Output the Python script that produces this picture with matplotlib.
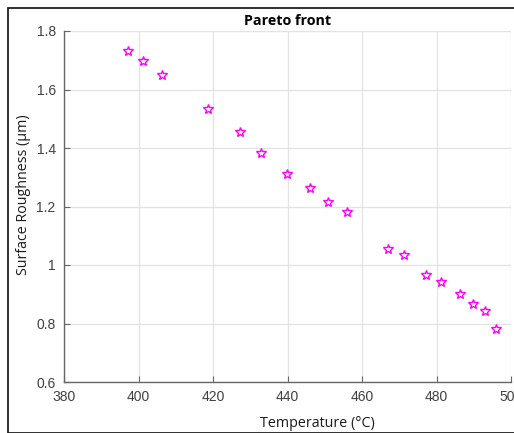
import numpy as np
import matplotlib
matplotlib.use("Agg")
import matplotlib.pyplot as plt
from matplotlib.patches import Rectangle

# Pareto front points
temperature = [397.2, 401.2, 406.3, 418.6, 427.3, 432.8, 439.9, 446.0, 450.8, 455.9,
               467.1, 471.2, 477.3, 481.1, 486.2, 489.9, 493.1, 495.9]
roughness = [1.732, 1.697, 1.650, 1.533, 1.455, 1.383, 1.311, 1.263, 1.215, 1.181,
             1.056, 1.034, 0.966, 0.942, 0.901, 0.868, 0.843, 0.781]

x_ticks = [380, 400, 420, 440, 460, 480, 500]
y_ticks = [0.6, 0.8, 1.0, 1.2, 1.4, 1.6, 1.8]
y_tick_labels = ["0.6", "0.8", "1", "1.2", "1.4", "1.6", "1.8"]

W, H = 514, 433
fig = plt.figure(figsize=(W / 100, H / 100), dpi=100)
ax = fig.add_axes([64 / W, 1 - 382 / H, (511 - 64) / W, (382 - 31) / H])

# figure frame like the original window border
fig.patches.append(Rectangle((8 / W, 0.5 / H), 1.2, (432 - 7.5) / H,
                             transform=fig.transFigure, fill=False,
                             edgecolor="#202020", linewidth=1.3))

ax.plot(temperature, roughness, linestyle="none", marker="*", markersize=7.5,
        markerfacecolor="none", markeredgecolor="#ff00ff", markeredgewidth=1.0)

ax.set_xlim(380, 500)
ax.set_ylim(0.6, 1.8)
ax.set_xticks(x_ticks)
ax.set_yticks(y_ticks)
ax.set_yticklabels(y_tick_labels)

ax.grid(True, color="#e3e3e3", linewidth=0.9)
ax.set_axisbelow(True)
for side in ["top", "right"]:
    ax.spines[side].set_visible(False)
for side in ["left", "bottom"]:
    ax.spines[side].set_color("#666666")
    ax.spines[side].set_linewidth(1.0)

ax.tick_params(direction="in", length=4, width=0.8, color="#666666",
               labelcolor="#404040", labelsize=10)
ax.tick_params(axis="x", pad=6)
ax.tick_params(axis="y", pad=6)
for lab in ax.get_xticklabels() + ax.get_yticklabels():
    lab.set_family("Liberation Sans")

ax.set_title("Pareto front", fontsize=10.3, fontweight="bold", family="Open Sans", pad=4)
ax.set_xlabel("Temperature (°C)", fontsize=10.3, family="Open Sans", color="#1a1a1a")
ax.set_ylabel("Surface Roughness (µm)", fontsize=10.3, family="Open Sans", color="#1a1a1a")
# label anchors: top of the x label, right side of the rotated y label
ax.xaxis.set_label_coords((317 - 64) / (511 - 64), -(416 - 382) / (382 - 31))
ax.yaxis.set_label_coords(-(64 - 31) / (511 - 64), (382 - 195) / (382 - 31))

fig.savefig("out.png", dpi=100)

◆ Given problem: Repeat only what lies between the start of the data and the end of the line containing "from matplotlib.patches import Rectangle", exactly, with pictures left out.

◆ Solution to this exercise:
Output the Python script that produces this picture with matplotlib.
import numpy as np
import matplotlib
matplotlib.use("Agg")
import matplotlib.pyplot as plt
from matplotlib.patches import Rectangle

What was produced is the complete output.